Conservative or Classic?
OK, some of us might have been hoping for a wild departure — an all-black jersey, perhaps, or a new logo. But the Devils are bringing back a nostalgic winner that would look great under any New Jersey fan’s Christmas tree. Literally. The color scheme is red, white and green.
It’s a beaut. Basically a white jersey with a red shoulder yoke trimmed in green, but it’s remarkable how much small bits of green enliven a jersey that, in its red, white and black version is so unremarkable. Also trimmed in green are the logo, red numbers and red letters, and a green stripe has been added above the red waist stripe and below the red elbow stripe. Better still, it looks like they’ll wear red gloves with green cuffs.

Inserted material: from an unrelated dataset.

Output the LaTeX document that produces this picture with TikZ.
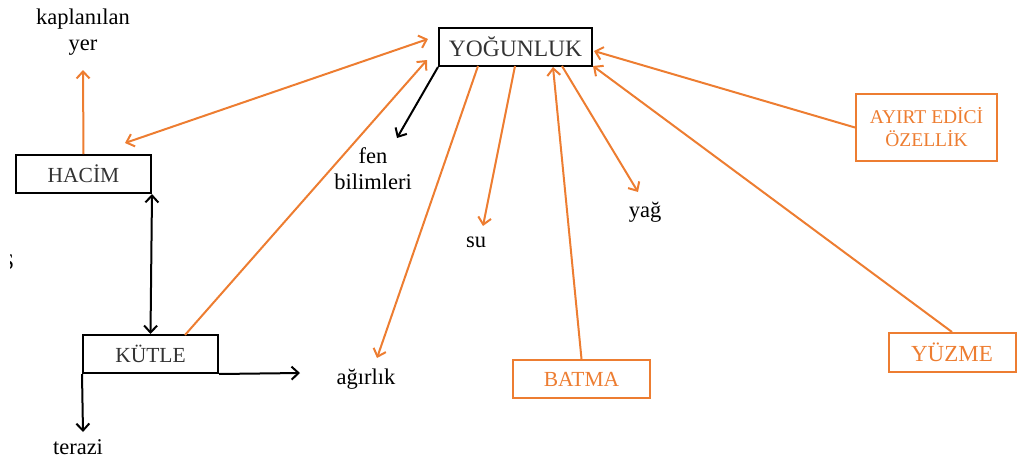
\documentclass[tikz,border=0pt]{standalone}
\usepackage{fontspec}
\setmainfont{Liberation Serif}
\usetikzlibrary{arrows.meta,calc}
\definecolor{accent}{HTML}{ED7D31}
\definecolor{boxtext}{HTML}{333333}
\tikzset{
  concept/.style={draw=black, line width=2pt, inner sep=0pt, text=boxtext,
    font=\fontsize{21.5}{24}\selectfont},
  keybox/.style={draw=accent, line width=2pt, inner sep=0pt, text=accent,
    font=\fontsize{21.5}{24}\selectfont, align=center},
  word/.style={inner sep=0pt, align=center, font=\fontsize{22.5}{26}\selectfont},
  link/.style={line width=2pt, -{Straight Barb[length=7pt,width=13pt,line width=2pt]}},
  dlink/.style={line width=2pt, {Straight Barb[length=7pt,width=13pt,line width=2pt]}-{Straight Barb[length=7pt,width=13pt,line width=2pt]}},
  orange/.style={draw=accent},
}
\begin{document}
\begin{tikzpicture}[x=1pt,y=-1pt]
\useasboundingbox (0,0) rectangle (1017,466);

% concept boxes
\node[concept, minimum width=153pt, minimum height=38pt, font=\fontsize{23.5}{26}\selectfont] (yog) at (515.5,47) {YOĞUNLUK};
\node[concept, minimum width=135pt, minimum height=38pt] (hacim) at (83.5,174) {HACİM};
\node[concept, minimum width=135pt, minimum height=38pt] (kutle) at (150.5,354) {KÜTLE};
\node[keybox, minimum width=137pt, minimum height=38pt] (batma) at (581.5,379) {BATMA};
\node[keybox, minimum width=127pt, minimum height=39pt, font=\fontsize{23}{26}\selectfont] (yuzme) at (952,352.5) {YÜZME};
\node[keybox, minimum width=141pt, minimum height=67pt, font=\fontsize{19.5}{23}\selectfont] (ayirt) at (926.5,127.5) {AYIRT EDİCİ\\ÖZELLİK};

% plain labels
\node[word] (kap) at (83,32) {kaplanılan\\yer};
\node[word] (fen) at (373,169) {fen\\bilimleri};
\node[word] (su) at (476,242) {su};
\node[word] (yag) at (645,212) {yağ};
\node[word] (agir) at (366,379) {ağırlık};
\node[word] (ter) at (78,447) {terazi};

% partly hidden letter at the left margin
\begin{scope}
  \clip (10,245) rectangle (17,280);
  \node[word] (sfrag) at (8,262) {S};
\end{scope}

% arrow end points
\coordinate (kapT) at (83,70);
\coordinate (hacT) at (125,143);
\coordinate (yogL1) at (428,39);
\coordinate (yogL2) at (427,60);
\coordinate (kutT) at (185,335);
\coordinate (terT) at (83,432);
\coordinate (agirT) at (300,373);
\coordinate (fenT) at (397,138);
\coordinate (yogB1) at (478,66);
\coordinate (agirT2) at (377,358);
\coordinate (yogB2) at (515,66);
\coordinate (suT) at (483,226);
\coordinate (yogB3) at (553,67);
\coordinate (yogB4) at (562,66);
\coordinate (yagT) at (638,192);
\coordinate (yogR1) at (594,51);
\coordinate (yogR2) at (593,66);

% black connectors
\draw[dlink] (hacim.south east) -- (kutle.north);
\draw[link] (kutle.south west) -- (terT);
\draw[link] (kutle.south east) -- (agirT);
\draw[link] (yog.south west) -- (fenT);

% orange connectors
\draw[link, orange] (hacim.north) -- (kapT);
\draw[dlink, orange] (hacT) -- (yogL1);
\draw[link, orange] (kutT) -- (yogL2);
\draw[link, orange] (yogB1) -- (agirT2);
\draw[link, orange] (yogB2) -- (suT);
\draw[link, orange] (batma.north) -- (yogB3);
\draw[link, orange] (yogB4) -- (yagT);
\draw[link, orange] (ayirt.west) -- (yogR1);
\draw[link, orange] (yuzme.north) -- (yogR2);
\end{tikzpicture}
\end{document}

There’s some sentiment attached to the look. The Devils debuted in that color scheme when they arrived in New Jersey after leaving their brief incarnation as the Colorado Rockies following the 1981-82 season. They made their first trip to the playoffs, in 1988, in those togs — and three more in the next four seasons before adopting a new look.
Well, Sort Of
The Devils essentially switched the green accents in their original color scheme to black (there were some minor tweaks to the shoulder yoke, as well) and kept that for 15 years. Then they made the bold move of flip-flopping their road and home jerseys — red becoming the home gear, white the road — and have spent 11 seasons in that (yes, when adidas took over from Reebok for the 2017-18 season, the stripes at the sleeves and hem were altered — yawn).
The heritage jersey will be a welcome alternative. But not, technically, an alternate.
The Devils in the Details
According to sportslogos.net, the difference between a “heritage” and an “alternate” jersey is essentially a matter of commitment. With the “heritage” designation, the Devils can wear their third jersey a maximum of six times — they’ve announced their intention to wear it four times — and can scrap it after one season, while an “alternate” is required to be worn 12 times a year for three seasons.
Perhaps it’s not out of the question that Montreal and Detroit would get in on the third jersey party. But a dozen teams have announced third jerseys already, and pucksmarks.net includes neither among the other seven squads it reports will soon announce alternates[.
Whatever happens, there’s little doubt New Jersey will have one of the winners among the new crop of third looks.
Yes, there’s some competition at the top among the designs released for this season. Ottawa’s look is spectacular — a large “O” on wide black, silver and white stripes across the chest of an otherwise red jersey that nods to the city’s earliest hockey history with a simultaneously contemporary design. And Carolina did a really breathtaking black jersey with a new logo.
On the other end of the spectrum, some might argue Philadelphia is offering a practice jersey, the Coyotes are bringing back a look best consigned to the dustbin of history, and Winnipeg and the Rangers just plain whiffed. New Jersey’s new jerseys looked good back when they truly were new jerseys — and they’ve aged especially well.